While we all love old manual mills, what we really need for some of the ideas on the horizon is something that can manage light but precise and repeatable cuts in aluminum and mild steel. We need a machine that can manage complex, three-dimensional designs and, if possible, automate multiple tool changes. A bench-top CNC mill would be ideal.  But how do we get there?

A modern example of the sort of machine we need would be something like a Tormach 440 or a 770, or better yet a Haas Super Mini Mill. Unfortunately,  even used these are priced beyond what I can reasonably justify.

An obvious option would be the fairly well-trodden path of a CNC conversion performed on one of the various flavors of import Chinese mill. Even though this is a straightforward solution, these mills aren’t exactly known for precision, and converting a store-bought modern example doesn’t quite fit the philosophy we are pursuing here.

So unlike a lot of projects where a complete manual mill is bought and converted over to CNC, we are going to acquire an older, surplus donor CNC machine of the “training variety” and upgrade it using more modern commodity parts, hand scraped to achieve those missing “zeros”.

One advantage of these training machines, sold by the likes of Light Machines/ Intelitek, is that they tend to have a full feature set (ATC, enclosures, coolant systems) just as you’d expect to find in the more expensive machining centers the trainees will eventually work with. Just as importantly, the hard work of integrating those features into control software has already been done. The drawback, of course, is that these trainers are only one step up from a simulator and tend to be very lightly built.

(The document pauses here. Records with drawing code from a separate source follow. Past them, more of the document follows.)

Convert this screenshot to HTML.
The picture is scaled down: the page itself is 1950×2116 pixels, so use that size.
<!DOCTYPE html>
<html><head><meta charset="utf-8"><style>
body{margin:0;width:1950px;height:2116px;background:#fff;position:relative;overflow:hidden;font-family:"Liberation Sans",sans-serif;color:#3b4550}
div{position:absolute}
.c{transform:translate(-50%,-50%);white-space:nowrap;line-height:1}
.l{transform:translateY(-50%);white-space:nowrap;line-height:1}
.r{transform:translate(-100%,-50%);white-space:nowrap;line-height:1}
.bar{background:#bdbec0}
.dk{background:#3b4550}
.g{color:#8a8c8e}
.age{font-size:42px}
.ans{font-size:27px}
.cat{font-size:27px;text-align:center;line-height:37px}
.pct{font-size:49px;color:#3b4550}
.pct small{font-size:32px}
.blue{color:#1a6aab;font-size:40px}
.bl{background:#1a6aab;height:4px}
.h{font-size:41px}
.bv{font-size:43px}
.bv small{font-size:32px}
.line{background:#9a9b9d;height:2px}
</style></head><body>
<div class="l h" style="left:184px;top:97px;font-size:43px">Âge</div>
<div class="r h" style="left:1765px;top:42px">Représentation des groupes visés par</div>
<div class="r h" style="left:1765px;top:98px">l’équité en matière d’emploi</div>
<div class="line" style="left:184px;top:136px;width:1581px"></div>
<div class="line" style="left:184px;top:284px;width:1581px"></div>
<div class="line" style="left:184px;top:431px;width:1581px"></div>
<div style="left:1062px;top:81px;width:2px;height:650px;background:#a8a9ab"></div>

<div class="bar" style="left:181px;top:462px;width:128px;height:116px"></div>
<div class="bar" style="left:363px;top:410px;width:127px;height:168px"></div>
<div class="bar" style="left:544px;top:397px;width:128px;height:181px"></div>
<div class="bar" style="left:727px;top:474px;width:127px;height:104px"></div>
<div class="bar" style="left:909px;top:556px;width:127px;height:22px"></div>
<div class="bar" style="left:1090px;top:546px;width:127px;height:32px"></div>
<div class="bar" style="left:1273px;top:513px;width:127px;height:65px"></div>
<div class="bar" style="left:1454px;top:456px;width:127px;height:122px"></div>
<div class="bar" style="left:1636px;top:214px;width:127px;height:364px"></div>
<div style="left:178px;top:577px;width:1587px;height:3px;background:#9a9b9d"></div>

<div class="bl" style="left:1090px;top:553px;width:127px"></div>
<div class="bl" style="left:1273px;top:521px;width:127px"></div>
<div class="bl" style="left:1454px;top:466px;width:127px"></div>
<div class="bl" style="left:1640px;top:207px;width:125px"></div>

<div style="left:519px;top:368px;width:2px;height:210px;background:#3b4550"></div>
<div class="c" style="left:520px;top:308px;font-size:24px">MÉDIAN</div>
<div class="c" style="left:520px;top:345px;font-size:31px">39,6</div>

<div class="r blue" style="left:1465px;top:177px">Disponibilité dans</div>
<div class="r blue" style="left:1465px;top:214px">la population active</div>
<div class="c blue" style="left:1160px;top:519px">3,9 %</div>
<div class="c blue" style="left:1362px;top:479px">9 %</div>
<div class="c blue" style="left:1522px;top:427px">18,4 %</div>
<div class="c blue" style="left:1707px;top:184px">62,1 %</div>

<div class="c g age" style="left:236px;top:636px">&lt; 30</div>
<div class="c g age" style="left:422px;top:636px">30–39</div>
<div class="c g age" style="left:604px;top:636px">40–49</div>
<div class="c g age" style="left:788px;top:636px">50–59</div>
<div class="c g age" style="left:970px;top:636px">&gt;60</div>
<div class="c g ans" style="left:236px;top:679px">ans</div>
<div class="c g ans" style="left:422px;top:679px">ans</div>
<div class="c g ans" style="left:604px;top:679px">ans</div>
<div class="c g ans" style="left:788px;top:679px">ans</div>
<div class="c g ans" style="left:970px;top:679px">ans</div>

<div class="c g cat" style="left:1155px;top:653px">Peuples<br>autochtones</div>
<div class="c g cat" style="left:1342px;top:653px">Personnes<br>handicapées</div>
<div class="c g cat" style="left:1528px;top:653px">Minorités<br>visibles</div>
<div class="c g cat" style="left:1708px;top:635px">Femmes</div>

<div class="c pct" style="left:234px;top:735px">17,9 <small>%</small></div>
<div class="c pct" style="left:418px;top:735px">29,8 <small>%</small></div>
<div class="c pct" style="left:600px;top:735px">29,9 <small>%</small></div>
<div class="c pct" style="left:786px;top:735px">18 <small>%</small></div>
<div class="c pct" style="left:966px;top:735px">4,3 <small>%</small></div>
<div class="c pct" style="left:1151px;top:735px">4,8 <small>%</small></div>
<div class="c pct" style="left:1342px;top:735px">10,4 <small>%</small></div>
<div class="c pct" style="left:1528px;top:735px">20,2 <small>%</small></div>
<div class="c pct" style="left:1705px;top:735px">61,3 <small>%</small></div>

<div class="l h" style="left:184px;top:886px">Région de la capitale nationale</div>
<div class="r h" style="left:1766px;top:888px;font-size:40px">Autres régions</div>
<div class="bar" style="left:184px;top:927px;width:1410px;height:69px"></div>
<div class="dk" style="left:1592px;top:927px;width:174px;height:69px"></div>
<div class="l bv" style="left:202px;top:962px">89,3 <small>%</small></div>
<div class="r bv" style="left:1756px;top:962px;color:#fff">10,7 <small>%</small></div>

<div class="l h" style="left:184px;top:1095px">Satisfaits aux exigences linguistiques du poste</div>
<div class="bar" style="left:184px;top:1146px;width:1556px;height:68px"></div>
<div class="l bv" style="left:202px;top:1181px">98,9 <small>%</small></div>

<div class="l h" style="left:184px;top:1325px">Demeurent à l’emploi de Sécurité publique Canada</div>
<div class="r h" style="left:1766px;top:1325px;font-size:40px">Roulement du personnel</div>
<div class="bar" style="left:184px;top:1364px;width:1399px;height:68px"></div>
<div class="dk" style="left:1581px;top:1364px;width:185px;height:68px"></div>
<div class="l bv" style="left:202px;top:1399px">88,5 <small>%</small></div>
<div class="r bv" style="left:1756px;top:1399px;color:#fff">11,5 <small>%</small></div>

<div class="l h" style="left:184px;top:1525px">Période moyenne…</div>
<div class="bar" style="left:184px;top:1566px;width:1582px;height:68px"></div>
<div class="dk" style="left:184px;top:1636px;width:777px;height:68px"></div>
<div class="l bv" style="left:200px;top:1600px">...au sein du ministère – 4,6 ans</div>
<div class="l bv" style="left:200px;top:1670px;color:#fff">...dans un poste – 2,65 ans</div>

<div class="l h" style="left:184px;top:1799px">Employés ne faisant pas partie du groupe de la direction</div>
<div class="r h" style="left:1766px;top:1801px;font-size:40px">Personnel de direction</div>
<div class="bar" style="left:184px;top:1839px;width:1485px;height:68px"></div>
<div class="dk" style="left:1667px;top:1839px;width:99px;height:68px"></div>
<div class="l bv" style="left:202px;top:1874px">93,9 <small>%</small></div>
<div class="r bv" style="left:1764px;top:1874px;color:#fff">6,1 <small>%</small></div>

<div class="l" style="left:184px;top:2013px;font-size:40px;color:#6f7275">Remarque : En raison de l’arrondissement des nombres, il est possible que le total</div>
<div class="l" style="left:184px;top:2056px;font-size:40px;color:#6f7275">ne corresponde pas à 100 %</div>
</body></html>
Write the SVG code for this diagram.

So here’s the plan: acquire an older donor CNC training machine, then source castings from a more capable unit and hand scrape them into something acceptable, precision-wise .

After transplanting the castings, our end-goal will be a machine that approaches the capabilities of more expensive commercial bench top mills at around $4,000, all in.  At the end of the day, we want to be able to mill small mild steel parts at a reasonable feed rate given the frame of the machine. In doing so, we want reasonable accuracy and repeatability (.001″ over every 12″ or better).

The machine’s obvious limitation will be travel and rigidity. Larger parts or parts requiring more aggressive cuts than a bench top mill can handle will stay on my well-worn knee mill.